Sí, fuimos testigos de cómo esa vaina permeó a la juventud caleña. Eso comenzó con un narcotraficante apodado ‘El Grillo’, el primer mafioso que apareció en Cali, y que después mataron en una discoteca. Tenía licoreras y fue quien empezó a regalar perico en los bares. Ya cuando todo el mundo conoció la cocaína, dejaron de regalarla y aparecieron los vendedores. Después entraron al negocio los Rodríguez Orejuela y Santacruz y esa vaina se volvió la gran industria. Mucha gente de familias tradicionales de Cali, de mucho dinero, se metió en eso. Compañeros míos del colegio entraron en el narcotráfico. Hay cosas que todavía no se pueden contar, porque algunos personajes siguen por ahí. A comienzos de los años ochenta me fui a aventurar a Nueva York, dizque para escribir una novela.
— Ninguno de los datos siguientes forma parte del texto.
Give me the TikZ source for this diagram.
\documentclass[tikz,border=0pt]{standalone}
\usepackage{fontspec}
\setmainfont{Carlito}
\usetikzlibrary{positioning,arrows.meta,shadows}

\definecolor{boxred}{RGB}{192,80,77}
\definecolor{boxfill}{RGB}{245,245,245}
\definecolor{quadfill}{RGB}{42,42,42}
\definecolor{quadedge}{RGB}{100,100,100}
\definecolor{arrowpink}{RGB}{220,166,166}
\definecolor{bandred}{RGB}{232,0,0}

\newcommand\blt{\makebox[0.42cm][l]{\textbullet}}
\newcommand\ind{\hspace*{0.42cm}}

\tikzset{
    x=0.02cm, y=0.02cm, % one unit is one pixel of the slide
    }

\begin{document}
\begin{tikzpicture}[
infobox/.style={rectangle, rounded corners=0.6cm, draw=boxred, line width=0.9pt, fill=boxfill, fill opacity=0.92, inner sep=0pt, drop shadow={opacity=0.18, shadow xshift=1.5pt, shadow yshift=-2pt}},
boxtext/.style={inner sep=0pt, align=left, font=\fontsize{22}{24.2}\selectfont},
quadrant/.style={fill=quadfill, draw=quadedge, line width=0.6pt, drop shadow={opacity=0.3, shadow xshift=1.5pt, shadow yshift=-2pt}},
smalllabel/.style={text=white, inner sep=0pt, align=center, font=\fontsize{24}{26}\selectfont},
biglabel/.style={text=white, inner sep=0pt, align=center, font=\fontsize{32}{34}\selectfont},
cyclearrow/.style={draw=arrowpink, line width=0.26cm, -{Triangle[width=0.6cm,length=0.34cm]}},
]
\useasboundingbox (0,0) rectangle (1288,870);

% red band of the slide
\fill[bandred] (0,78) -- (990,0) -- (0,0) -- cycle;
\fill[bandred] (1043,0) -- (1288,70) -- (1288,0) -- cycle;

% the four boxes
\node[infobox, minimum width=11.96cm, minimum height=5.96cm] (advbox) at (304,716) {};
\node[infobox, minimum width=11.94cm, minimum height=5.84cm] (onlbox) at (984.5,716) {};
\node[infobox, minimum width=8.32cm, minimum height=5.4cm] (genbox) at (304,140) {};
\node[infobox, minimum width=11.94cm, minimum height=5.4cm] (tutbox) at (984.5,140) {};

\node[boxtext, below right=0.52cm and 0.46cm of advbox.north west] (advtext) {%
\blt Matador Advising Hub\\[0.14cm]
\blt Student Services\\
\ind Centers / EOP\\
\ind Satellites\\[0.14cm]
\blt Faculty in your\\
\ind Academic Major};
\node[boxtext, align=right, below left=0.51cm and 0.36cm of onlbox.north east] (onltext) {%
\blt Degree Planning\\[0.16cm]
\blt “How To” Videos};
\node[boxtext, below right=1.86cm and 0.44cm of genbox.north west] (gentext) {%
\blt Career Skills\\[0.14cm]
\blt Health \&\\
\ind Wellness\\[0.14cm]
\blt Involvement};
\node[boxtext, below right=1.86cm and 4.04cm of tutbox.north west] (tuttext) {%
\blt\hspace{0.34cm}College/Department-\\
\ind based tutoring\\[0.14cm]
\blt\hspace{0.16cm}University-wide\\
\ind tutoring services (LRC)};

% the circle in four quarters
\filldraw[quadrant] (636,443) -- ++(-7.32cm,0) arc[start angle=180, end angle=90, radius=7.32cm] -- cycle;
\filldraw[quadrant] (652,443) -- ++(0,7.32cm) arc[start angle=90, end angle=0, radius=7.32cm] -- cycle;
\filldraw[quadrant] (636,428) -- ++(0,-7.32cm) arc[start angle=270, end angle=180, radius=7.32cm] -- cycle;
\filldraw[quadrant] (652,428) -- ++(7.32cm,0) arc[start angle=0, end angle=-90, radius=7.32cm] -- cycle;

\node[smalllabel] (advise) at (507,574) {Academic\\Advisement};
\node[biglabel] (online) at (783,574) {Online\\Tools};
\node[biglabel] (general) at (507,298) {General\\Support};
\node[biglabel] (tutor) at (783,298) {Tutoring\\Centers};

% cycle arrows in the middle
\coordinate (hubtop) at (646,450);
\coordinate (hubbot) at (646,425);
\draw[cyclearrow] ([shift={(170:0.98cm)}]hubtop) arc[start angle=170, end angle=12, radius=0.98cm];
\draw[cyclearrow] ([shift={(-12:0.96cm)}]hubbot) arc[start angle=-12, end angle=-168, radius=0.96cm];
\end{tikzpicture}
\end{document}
Nueva York era muy decadente, terriblemente sucia, pero me gustaba. Viví en Jackson Heights, la Pequeña Colombia en Queens. Conocí el mundo de los mafiosos caleños allá. Estuve un tiempo investigando para mi libro, que nunca escribí. Los domingos iba a misa a la iglesia de San Judas Tadeo, el patrón de los mafiosos, para ver a los traquetos colombianos. Me fui haciendo amigo de muchos que habían salido de buenos colegios en Cali, jóvenes que no tenían ninguna necesidad de meterse en eso. Traficaban pequeñas cantidades, pero tenían demasiado dinero. Algunos ya salieron de la cárcel y se quedaron viviendo allá. Tengo muchas fotos de Nueva York, pero ninguna de esos personajes, por obvias razones.
¿Y usted de qué vivía en Nueva York?
De ahorros y, cuando se me acababan, vivía mantenido por esos personajes. Eran muy discretos con sus vueltas, me respetaban, porque sabían que yo era un fotógrafo y no un bandido. Se entretenían mucho conmigo. Decían que yo era un caballero. Cuando salíamos de las discotecas al amanecer, ellos se iban en sus carrotes y yo volvía en metro al apartamentico que alquilaba.
¿En cuántas películas participó, ya no solo detrás, sino delante de la cámara?
En absolutamente todas a las que les hice fotofija. Como extra o como actor, el papel que fuera, pero me tenían que dejar salir en la película. Esa era una de mis exigencias como fotofija. En María Cano hice el papel del tipo que en la vida real organizó la matanza de las Bananeras.
¿Cuándo y cómo fue su tránsito de la imagen análoga a la digital?
Empecé a trabajar con fotografía digital en la película La sangre y la lluvia, de Jorge Navas. Pasar de lo análogo a lo digital fue un salto cuántico. Eso fue una verdadera locura. Al final del primer día de rodaje, cuando me hicieron la inducción para pasar las fotos de la cámara al computador, me sorprendí al ver que había hecho como mil quinientas fotos. Había disparado y disparado, no como antes que uno pensaba la foto, miraba, analizaba si valía la pena, miraba la luz.
O sea que, en su opinión, con la llegada de la imagen digital, ¿la fotografía perdió su mística?
Sí, definitivamente. A veces pienso que con lo digital llegó a su fin la fotografía. Perdió mucho valor a nivel humano. Cuando veo lo que hizo un muchacho en alguno de mis talleres, me encuentro con que en cinco minutos que le doy para que haga algo creativo, ha disparado 300, 400 fotos. Alguna tiene que haber buena, piensa uno, pero no, porque no analizan, no mueven las luces, es un chorrero de fotos y nada más. Falta imaginación, contemplación, creatividad, una cantidad de elementos que eran importantes, que uno tenía que conjugar para lograr una buena foto. Un año antes de morir, Cartier Bresson dijo que la fotografía había perdido todo su encanto y que ya no quería ser fotógrafo. Yo a veces pienso que ya no soy fotógrafo. Ya todo el mundo hace fotografía. Vas a un sitio y hay 30 personas con cámaras o teléfonos. Ya incluso ni siquiera ves cámaras. Ahora que estuve en España en un encuentro mundial de fotógrafos, muy pocos cargaban cámaras. Cómo era de bonito ver a la gente con sus cámaras, atenta a la exposición, la profundidad de campo.
¿Está cansado, maestro?
Sí, sí, quiero tomarme un trago.
¿Qué trago?
Yo me tomo un Campari todos los días para abrir el apetito. Por andar en silla de ruedas, ahora me mantengo muy cansado. Yo he sido muy activo, y ahora estoy muy aburrido por lo difícil que es moverme dentro de la casa. Una empleada me está ayudando y me cocina. Tengo un sendero como de casi 400 metros que hice dentro de mi bosque y caminaba por ahí todas las mañanas y las tardes. Me daba un baño de bosque, como los japoneses. Pero ahora no puedo hacerlo. Sí, ya estoy cansado. Sigamos otro día.